Robert was said to have had a distant relationship with his father as a boy, thanks to the demands of his father’s career and the fact that he was often away from home. He was 21 when his father was assassinated but managed to carve out a remarkable career of his own, even as his mother was descending into increasingly worse mental health. He was a successful lawyer who later served as the U.S. Secretary of War and U.S. Ambassador to The United Kingdom before becoming the President and Chairman of the Pullman Company.

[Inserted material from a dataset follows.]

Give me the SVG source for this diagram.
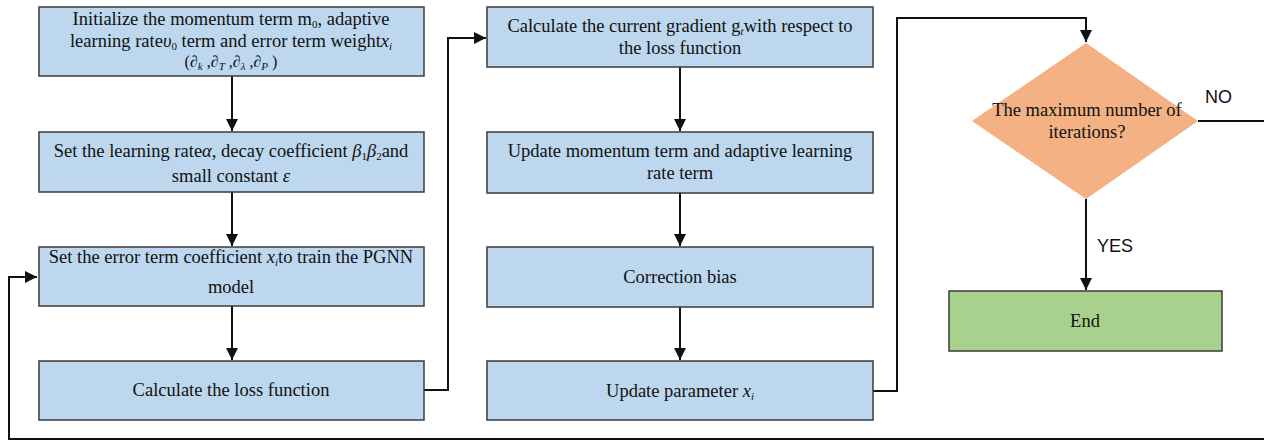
<svg xmlns="http://www.w3.org/2000/svg" width="1264" height="441" viewBox="0 0 1264 441">
<style>
.box{fill:#BDD7EE;stroke:#3a3a3a;stroke-width:1.5}
.dia{fill:#F4B183;stroke:none}
.end{fill:#A9D18E;stroke:#3a3a3a;stroke-width:1.5}
.t{font-family:"Liberation Serif","Times New Roman",serif;font-size:18.5px;fill:#111;text-anchor:middle}
.i{font-style:italic}
.s{font-size:11px}
.lbl{font-family:"Liberation Sans",Arial,sans-serif;font-size:18px;fill:#111}
.c{fill:none;stroke:#111;stroke-width:2}
</style>
<defs>
<marker id="arr" markerUnits="userSpaceOnUse" markerWidth="14" markerHeight="14" refX="12" refY="6" orient="auto">
<path d="M0,0 L12,6 L0,12 z" fill="#111"/>
</marker>
</defs>
<g id="connectors">
<path class="c" d="M232,76 V131" marker-end="url(#arr)"/>
<path class="c" d="M232,192 V246" marker-end="url(#arr)"/>
<path class="c" d="M232,306 V360" marker-end="url(#arr)"/>
<path class="c" d="M424,390 H448 V38 H486" marker-end="url(#arr)"/>
<path class="c" d="M680,67 V131" marker-end="url(#arr)"/>
<path class="c" d="M680,193 V246" marker-end="url(#arr)"/>
<path class="c" d="M680,307 V360" marker-end="url(#arr)"/>
<path class="c" d="M873,391 H897 V18 H1086 V42" marker-end="url(#arr)"/>
<path class="c" d="M1086,199 V290" marker-end="url(#arr)"/>
<path class="c" d="M1198,121 H1268 V439 H9 V277 H37" marker-end="url(#arr)"/>
<text class="lbl" x="1205" y="103">NO</text>
<text class="lbl" x="1097" y="252">YES</text>
</g>
<g id="n1">
<rect class="box" x="39" y="7" width="385" height="69"/>
<text class="t" x="231" y="25">Initialize the momentum term m<tspan class="s" dy="3">0</tspan><tspan dy="-3">, adaptive</tspan></text>
<text class="t" x="231" y="47">learning rate<tspan class="i">υ</tspan><tspan class="s" dy="3">0</tspan><tspan dy="-3"> term and error term weight</tspan><tspan class="i">x</tspan><tspan class="s i" dy="3">i</tspan></text>
<text class="t" x="231" y="67" style="font-size:16px">(<tspan class="i">∂</tspan><tspan class="s i" dy="3">k</tspan><tspan dy="-3"> ,</tspan><tspan class="i">∂</tspan><tspan class="s i" dy="3">T</tspan><tspan dy="-3"> ,</tspan><tspan class="i">∂</tspan><tspan class="s i" dy="3">λ</tspan><tspan dy="-3"> ,</tspan><tspan class="i">∂</tspan><tspan class="s i" dy="3">P</tspan><tspan dy="-3"> )</tspan></text>
</g>
<g id="n2">
<rect class="box" x="39" y="132" width="385" height="60"/>
<text class="t" x="231" y="157">Set the learning rate<tspan class="i">α</tspan>, decay coefficient <tspan class="i">β</tspan><tspan class="s" dy="3">1</tspan><tspan class="i" dy="-3">β</tspan><tspan class="s" dy="3">2</tspan><tspan dy="-3">and</tspan></text>
<text class="t" x="231" y="182">small constant <tspan class="i">ε</tspan></text>
</g>
<g id="n3">
<rect class="box" x="39" y="247" width="385" height="59"/>
<text class="t" x="231" y="263">Set the error term coefficient <tspan class="i">x</tspan><tspan class="s i" dy="3">i</tspan><tspan dy="-3">to train the PGNN</tspan></text>
<text class="t" x="231" y="293">model</text>
</g>
<g id="n4">
<rect class="box" x="39" y="361" width="385" height="59"/>
<text class="t" x="231" y="396">Calculate the loss function</text>
</g>
<g id="m1">
<rect class="box" x="487" y="7" width="386" height="60"/>
<text class="t" x="680" y="32">Calculate the current gradient g<tspan class="s i" dy="3">t</tspan><tspan dy="-3">with respect to</tspan></text>
<text class="t" x="680" y="54">the loss function</text>
</g>
<g id="m2">
<rect class="box" x="487" y="132" width="386" height="61"/>
<text class="t" x="680" y="157">Update momentum term and adaptive learning</text>
<text class="t" x="680" y="179">rate term</text>
</g>
<g id="m3">
<rect class="box" x="487" y="247" width="386" height="60"/>
<text class="t" x="680" y="283">Correction bias</text>
</g>
<g id="m4">
<rect class="box" x="487" y="361" width="386" height="59"/>
<text class="t" x="680" y="397">Update parameter <tspan class="i">x</tspan><tspan class="s i" dy="3">i</tspan></text>
</g>
<g id="decision">
<polygon class="dia" points="1086,43 1198,121 1086,199 972,121"/>
<text class="t" x="1087" y="116">The maximum number of</text>
<text class="t" x="1087" y="138">iterations?</text>
</g>
<g id="end">
<rect class="end" x="949" y="291" width="273" height="60"/>
<text class="t" x="1085" y="327">End</text>
</g>
</svg>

When Robert was 20, he and his mother stayed at the Equinox Hotel and he was taken by the natural beauty of the Manchester area. He vowed to return one day and did just that 40 years later, purchasing a 500-acre plot that was to become a country home that would serve as a residence for Lincoln family descendants until 1975. While his father kept his summer home just miles from the White House, Robert Todd preferred Vermont’s natural splendor. Today, the residence is maintained by the non-profit Friends of Hildene, and if you don’t mind plunking down $400-500 per night, you can stay at the Equinox if you want the full Lincoln experience.

My children enjoyed petting the farm animals but the highlight of the visit for me was touring Sunbeam, a restored 1903 Pullman car that was moved to Hildene a few years ago to honor Robert time at the company and the fact that his father signed the Transcontinental Railways Act, which paved the way for the construction of the transcontinental railroad. In the heyday of trail travel, more than 100,000 Americans slept on Pullman cars while traveling around the country each day. It might have taken forever to get from Chicago to New York, but if you take a walk through Sunbeam, you’ll wish it were still possible to travel the country in Pullman style.